[Plotting code records]
= = = = = = =

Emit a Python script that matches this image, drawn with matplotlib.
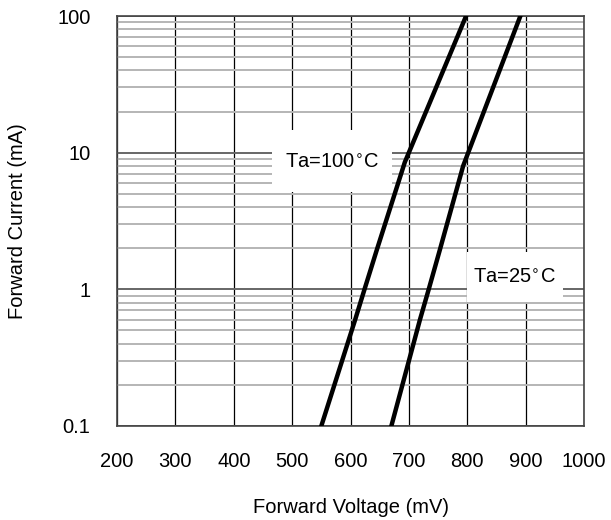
import numpy as np
import matplotlib.pyplot as plt
from matplotlib.patches import Rectangle
from matplotlib.ticker import FixedLocator, NullFormatter

plt.rcParams['font.family'] = ['Liberation Sans', 'DejaVu Sans']

# Forward voltage (mV) vs forward current (mA)
vf_100 = [550, 608, 624, 645, 693, 798]
if_100 = [0.1, 0.6, 1.0, 1.94, 8.5, 100.0]

vf_25 = [670, 719, 734, 753, 793, 891]
if_25 = [0.1, 0.6, 1.0, 1.94, 8.0, 100.0]

x_ticks = [200, 300, 400, 500, 600, 700, 800, 900, 1000]
y_ticks = [0.1, 1, 10, 100]
y_tick_labels = ['0.1', '1', '10', '100']

fig = plt.figure(figsize=(6.11, 5.2), dpi=100)
ax = fig.add_axes([0.1915, 0.1808, 0.7643, 0.7884])

ax.set_xlim(200, 1000)
ax.set_yscale('log')
ax.set_ylim(0.1, 100)

ax.set_xticks(x_ticks)
ax.set_yticks(y_ticks)
ax.set_yticklabels(y_tick_labels)
minor = [m * 10.0 ** e for e in (-1, 0, 1) for m in range(2, 10)]
ax.yaxis.set_minor_locator(FixedLocator(minor))
ax.yaxis.set_minor_formatter(NullFormatter())

ax.tick_params(axis='both', which='both', length=0, labelsize=14.5, pad=19)

ax.grid(True, axis='x', which='major', color='black', lw=0.9)
ax.grid(True, axis='y', which='major', color='#666666', lw=1.4)
ax.grid(True, axis='y', which='minor', color='#b5b5b5', lw=1.4)
ax.set_axisbelow(True)

for s in ax.spines.values():
    s.set_color('#444444')
    s.set_linewidth(1.2)

# white label boxes covering the grid
ax.add_patch(Rectangle((0.332, 0.571), 0.257, 0.151, transform=ax.transAxes,
                       facecolor='white', edgecolor='none', zorder=1.5))
ax.add_patch(Rectangle((0.749, 0.302), 0.206, 0.122, transform=ax.transAxes,
                       facecolor='white', edgecolor='none', zorder=1.5))

ax.plot(vf_100, if_100, color='black', lw=3.2, zorder=3)
ax.plot(vf_25, if_25, color='black', lw=3.2, zorder=3)

ax.text(568, 8.5, 'Ta=100$^{\\circ}$C', fontsize=14.5, ha='center', va='center', zorder=4)
ax.text(880, 1.23, 'Ta=25$^{\\circ}$C', fontsize=14.5, ha='center', va='center', zorder=4)

ax.set_xlabel('Forward Voltage (mV)', fontsize=14.5, labelpad=19)
ax.set_ylabel('Forward Current (mA)', fontsize=14.5, labelpad=22)

fig.savefig('out.png', dpi=100)
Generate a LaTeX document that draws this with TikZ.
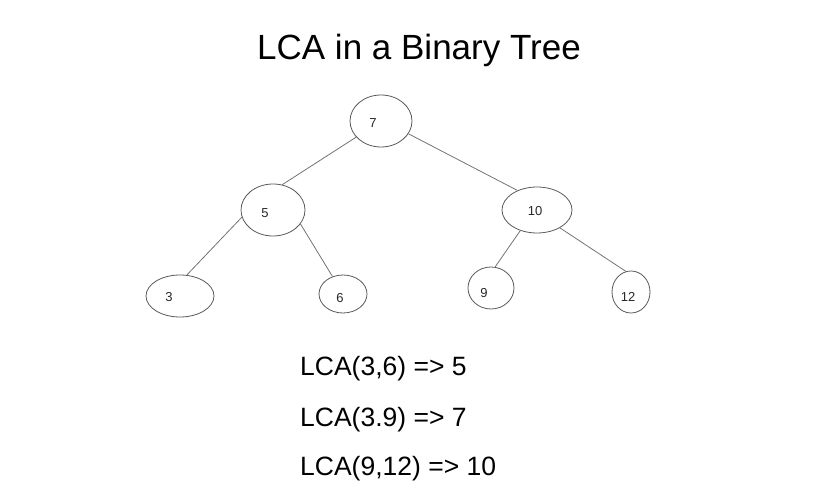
\documentclass[tikz,border=0pt]{standalone}
\usepackage{fontspec}
\setmainfont{Liberation Sans}
\usetikzlibrary{shapes.geometric}
\begin{document}
\begin{tikzpicture}[x=1pt,y=-1pt,
  tnode/.style={draw=black!65, line width=0.8pt, ellipse, inner sep=0pt},
  tlabel/.style={font=\fontsize{13}{15}\selectfont, text=black!85, inner sep=0pt},
  edge/.style={draw=black!55, line width=0.8pt},
  lbl/.style={font=\fontsize{26.5}{30}\selectfont, anchor=base west, inner sep=0pt}]
\useasboundingbox (0,0) rectangle (835,502);
\node[font=\fontsize{35}{40}\selectfont, anchor=base, inner sep=0pt] (title) at (419,60) {LCA in a Binary Tree};
\node[tnode, minimum width=62pt, minimum height=52pt] (n7) at (381,121) {};
\node[tnode, minimum width=64pt, minimum height=52pt] (n5) at (273,210) {};
\node[tnode, minimum width=70pt, minimum height=46pt] (n10) at (537,210) {};
\node[tnode, minimum width=68pt, minimum height=42pt] (n3) at (180,296) {};
\node[tnode, minimum width=48pt, minimum height=38pt] (n6) at (343,294) {};
\node[tnode, minimum width=46pt, minimum height=42pt] (n9) at (491,288) {};
\node[tnode, minimum width=38pt, minimum height=42pt] (n12) at (631,292) {};
\node[tlabel] (t7) at (373,123) {7};
\node[tlabel] (t5) at (265,213) {5};
\node[tlabel] (t10) at (535,211) {10};
\node[tlabel] (t3) at (169,297) {3};
\node[tlabel] (t6) at (340,298) {6};
\node[tlabel] (t9) at (484,293) {9};
\node[tlabel] (t12) at (628,297) {12};
\draw[edge] (n7.213) -- (n5.70);
\draw[edge] (n7.335) -- (n10.135);
\draw[edge] (n5.193) -- (n3.72);
\draw[edge] (n5.333) -- (n6.121);
\draw[edge] (n10.231) -- (n9.79);
\draw[edge] (n10.322) -- (n12.104);
\node[lbl] (l1) at (300,376) {LCA(3,6) => 5};
\node[lbl] (l2) at (300,426) {LCA(3.9) => 7};
\node[lbl] (l3) at (300,475) {LCA(9,12) => 10};
\end{tikzpicture}
\end{document}
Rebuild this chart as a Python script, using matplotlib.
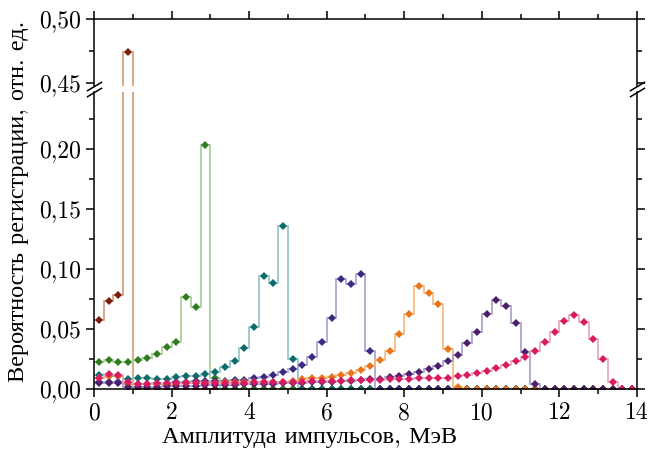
import numpy as np
import matplotlib
matplotlib.use("Agg")
import matplotlib.pyplot as plt
from matplotlib.ticker import MultipleLocator, FuncFormatter

plt.rcParams['font.family'] = ['cmr10', 'Liberation Serif']
plt.rcParams['axes.unicode_minus'] = False

edges = np.arange(0, 14.01, 0.25)
centers = (edges[:-1] + edges[1:]) / 2

brown = [0.0575, 0.073, 0.078, 0.474] + [0.0] * 52
green = [0.0228, 0.0239, 0.0228, 0.0228, 0.0242, 0.0256, 0.029, 0.0347, 0.0394,
         0.077, 0.0686, 0.2035, 0.009] + [0.0] * 43
teal = [0.0114, 0.011, 0.011, 0.008, 0.0089, 0.0089, 0.008, 0.008, 0.0097, 0.0106,
        0.0106, 0.0122, 0.0144, 0.0186, 0.0233, 0.0339, 0.052, 0.0945, 0.088, 0.136,
        0.0247] + [0.0] * 35
indigo = [0.006, 0.006, 0.006, 0.004, 0.004, 0.004, 0.0042, 0.0045, 0.0055, 0.006,
          0.0063, 0.0066, 0.0068, 0.007, 0.0072, 0.0078, 0.0092, 0.0103, 0.0117, 0.014,
          0.0165, 0.020, 0.027, 0.0394, 0.0594, 0.092, 0.0878, 0.096, 0.0317] + [0.0] * 27
orange = [0.009, 0.011, 0.011, 0.004, 0.004, 0.004, 0.0042, 0.0043, 0.0045, 0.0047,
          0.005, 0.0052, 0.0053, 0.0055, 0.0056, 0.0057, 0.0058, 0.006, 0.006, 0.006,
          0.0063, 0.008, 0.0089, 0.009, 0.0103, 0.0117, 0.0136, 0.0158, 0.019, 0.024,
          0.0317, 0.0456, 0.0628, 0.086, 0.0797, 0.0706, 0.033, 0.0014] + [0.0] * 18
violet = [0.005, 0.005, 0.005, 0.002, 0.002, 0.002, 0.002, 0.0022, 0.0024, 0.0026,
          0.0028, 0.003, 0.0032, 0.0034, 0.0036, 0.0038, 0.004, 0.0042, 0.0044, 0.0046,
          0.0049, 0.0052, 0.0055, 0.0058, 0.0062, 0.0066, 0.007, 0.0075, 0.008, 0.0086,
          0.0097, 0.011, 0.0122, 0.0139, 0.0164, 0.019, 0.0236, 0.0283, 0.038, 0.0478,
          0.0625, 0.074, 0.0694, 0.0547, 0.0306, 0.004] + [0.0] * 10
pink = [0.009, 0.0125, 0.0115, 0.0055, 0.0045, 0.0045, 0.0046, 0.0047, 0.0048, 0.0049,
        0.005, 0.005, 0.0051, 0.0052, 0.0053, 0.0054, 0.0055, 0.0056, 0.0057, 0.0058,
        0.006, 0.0061, 0.0063, 0.0065, 0.0067, 0.0069, 0.0071, 0.0073, 0.0075, 0.0077,
        0.008, 0.0082, 0.0085, 0.0088, 0.009, 0.0093, 0.0095, 0.0105, 0.0117, 0.013,
        0.015, 0.0172, 0.020, 0.0236, 0.027, 0.0317, 0.0394, 0.0478, 0.057, 0.0617,
        0.056, 0.0417, 0.025, 0.006, 0.0, 0.0]

series = [
    (brown, '#7a1c0e', '#d39b74'),
    (green, '#2e7d1f', '#a9c993'),
    (teal, '#0c6b6b', '#8fc3c5'),
    (indigo, '#3a2a80', '#a79ed2'),
    (orange, '#ea7418', '#f4b777'),
    (violet, '#4b1f6e', '#a99bc9'),
    (pink, '#d81b60', '#e9a2bc'),
]

fig = plt.figure(figsize=(6.49, 4.5), dpi=100)
ax_lo = fig.add_axes([0.1448, 0.1356, 0.8367, 0.66])
ax_hi = fig.add_axes([0.1448, 0.8099, 0.8367, 0.1479])

for ax in (ax_lo, ax_hi):
    for vals, mc, lc in series:
        ax.stairs(vals, edges, baseline=None, color=lc, lw=1.2)
        ax.plot(centers, vals, 'D', color=mc, ms=3.9, mew=0)
    ax.set_xlim(0, 14)
    ax.xaxis.set_major_locator(MultipleLocator(2))
    ax.xaxis.set_minor_locator(MultipleLocator(1))
    ax.tick_params(which='major', direction='out', length=6, width=1.1, labelsize=17)
    ax.tick_params(which='minor', direction='out', length=3.5, width=1.1)
    for s in ax.spines.values():
        s.set_linewidth(1.1)

fmt = FuncFormatter(lambda v, p: ('%.2f' % v).replace('.', ','))

ax_lo.set_ylim(0, 0.2475)
ax_lo.yaxis.set_major_locator(MultipleLocator(0.05))
ax_lo.yaxis.set_minor_locator(MultipleLocator(0.025))
ax_lo.yaxis.set_major_formatter(fmt)
ax_lo.xaxis.set_major_formatter(FuncFormatter(lambda v, p: '%d' % v))
ax_lo.spines['top'].set_visible(False)
ax_lo.tick_params(which='both', right=True, top=False)

ax_hi.set_ylim(0.448, 0.50)
ax_hi.yaxis.set_major_locator(MultipleLocator(0.05))
ax_hi.yaxis.set_minor_locator(MultipleLocator(0.025))
ax_hi.yaxis.set_major_formatter(fmt)
ax_hi.spines['bottom'].set_visible(False)
ax_hi.tick_params(which='both', right=True, top=True, bottom=False, labelbottom=False)

# break marks
d = 0.6
kw = dict(marker=[(-1, -d), (1, d)], markersize=11, linestyle='none',
          color='k', mec='k', mew=1.1, clip_on=False)
ax_hi.plot([0, 1], [0, 0], transform=ax_hi.transAxes, **kw)
ax_lo.plot([0, 1], [1, 1], transform=ax_lo.transAxes, **kw)

fig.text(0.477, 0.028, 'Амплитуда импульсов, МэВ', ha='center', va='center', fontsize=17.5)
fig.text(0.028, 0.553, 'Вероятность регистрации, отн. ед.', ha='center', va='center',
         rotation=90, fontsize=17.5)

fig.savefig('out.png', dpi=100)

= = = = = = =

**Problem to work on:** Go from the first line of the listing to the line holding "if_100 = [0.1, 0.6, 1.0, 1.94, 8.5, 100.0]" and, please, transcribe those lines exactly, both included, with no pictures.

**Solved problem:**
Emit a Python script that matches this image, drawn with matplotlib.
import numpy as np
import matplotlib.pyplot as plt
from matplotlib.patches import Rectangle
from matplotlib.ticker import FixedLocator, NullFormatter

plt.rcParams['font.family'] = ['Liberation Sans', 'DejaVu Sans']

# Forward voltage (mV) vs forward current (mA)
vf_100 = [550, 608, 624, 645, 693, 798]
if_100 = [0.1, 0.6, 1.0, 1.94, 8.5, 100.0]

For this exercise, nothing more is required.